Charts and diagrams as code
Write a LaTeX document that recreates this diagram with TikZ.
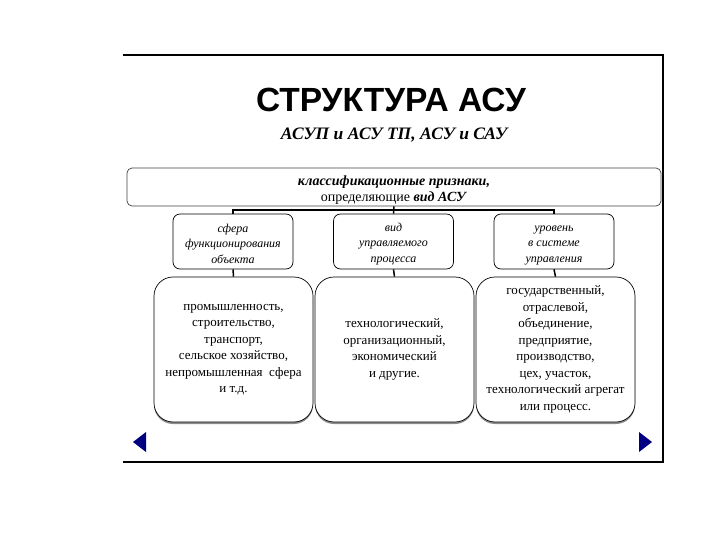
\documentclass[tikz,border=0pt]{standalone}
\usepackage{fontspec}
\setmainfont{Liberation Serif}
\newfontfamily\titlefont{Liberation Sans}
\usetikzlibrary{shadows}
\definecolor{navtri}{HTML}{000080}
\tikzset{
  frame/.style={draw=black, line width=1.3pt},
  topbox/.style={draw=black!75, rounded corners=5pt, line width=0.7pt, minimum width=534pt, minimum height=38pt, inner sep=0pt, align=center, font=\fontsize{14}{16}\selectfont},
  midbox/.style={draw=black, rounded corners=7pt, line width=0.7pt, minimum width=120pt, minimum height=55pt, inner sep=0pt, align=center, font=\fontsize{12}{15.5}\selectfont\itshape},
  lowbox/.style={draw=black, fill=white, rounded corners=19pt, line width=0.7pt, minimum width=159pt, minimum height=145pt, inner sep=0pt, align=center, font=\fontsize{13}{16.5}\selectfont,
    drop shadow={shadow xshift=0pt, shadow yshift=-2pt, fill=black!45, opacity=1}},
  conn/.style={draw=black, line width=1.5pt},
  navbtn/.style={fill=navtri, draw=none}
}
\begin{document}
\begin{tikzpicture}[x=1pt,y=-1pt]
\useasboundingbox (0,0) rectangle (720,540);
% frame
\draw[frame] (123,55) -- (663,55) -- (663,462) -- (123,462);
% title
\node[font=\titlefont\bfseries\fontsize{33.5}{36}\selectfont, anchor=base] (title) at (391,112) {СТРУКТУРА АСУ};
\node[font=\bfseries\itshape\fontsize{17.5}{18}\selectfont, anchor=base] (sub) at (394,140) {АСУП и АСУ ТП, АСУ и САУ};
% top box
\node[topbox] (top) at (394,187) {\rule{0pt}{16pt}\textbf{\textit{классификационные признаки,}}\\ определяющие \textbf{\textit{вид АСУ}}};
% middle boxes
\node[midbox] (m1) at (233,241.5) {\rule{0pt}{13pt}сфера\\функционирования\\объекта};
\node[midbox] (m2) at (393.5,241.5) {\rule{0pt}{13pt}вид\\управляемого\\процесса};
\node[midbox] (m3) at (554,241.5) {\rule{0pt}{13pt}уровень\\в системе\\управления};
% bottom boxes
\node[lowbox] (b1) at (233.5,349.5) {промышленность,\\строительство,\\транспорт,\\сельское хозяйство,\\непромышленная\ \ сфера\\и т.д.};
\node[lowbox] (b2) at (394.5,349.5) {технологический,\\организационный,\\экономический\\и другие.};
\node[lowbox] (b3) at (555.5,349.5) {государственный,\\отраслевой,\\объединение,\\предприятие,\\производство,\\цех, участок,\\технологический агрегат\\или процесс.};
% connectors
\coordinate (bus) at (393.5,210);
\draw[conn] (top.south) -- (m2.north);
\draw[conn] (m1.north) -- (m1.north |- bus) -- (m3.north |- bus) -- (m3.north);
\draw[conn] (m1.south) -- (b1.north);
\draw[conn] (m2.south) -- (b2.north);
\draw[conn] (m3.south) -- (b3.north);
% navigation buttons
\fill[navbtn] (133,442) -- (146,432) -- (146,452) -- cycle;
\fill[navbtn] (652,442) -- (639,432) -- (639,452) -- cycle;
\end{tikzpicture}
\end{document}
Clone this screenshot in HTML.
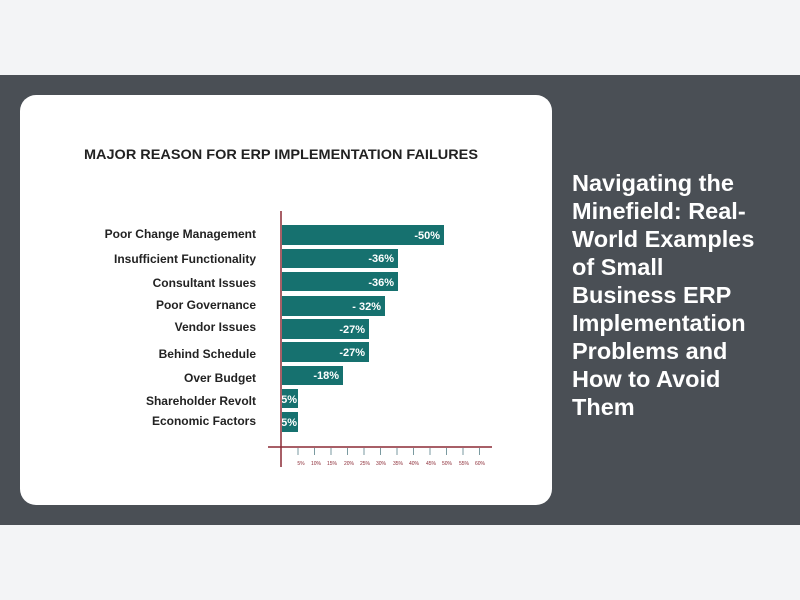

## TASK OBJECTIVE
In the entries above, locate every line with the word "this" and copy it.

## FULL RESPONSE
Write a LaTeX document that recreates this diagram with TikZ.
Clone this screenshot in HTML.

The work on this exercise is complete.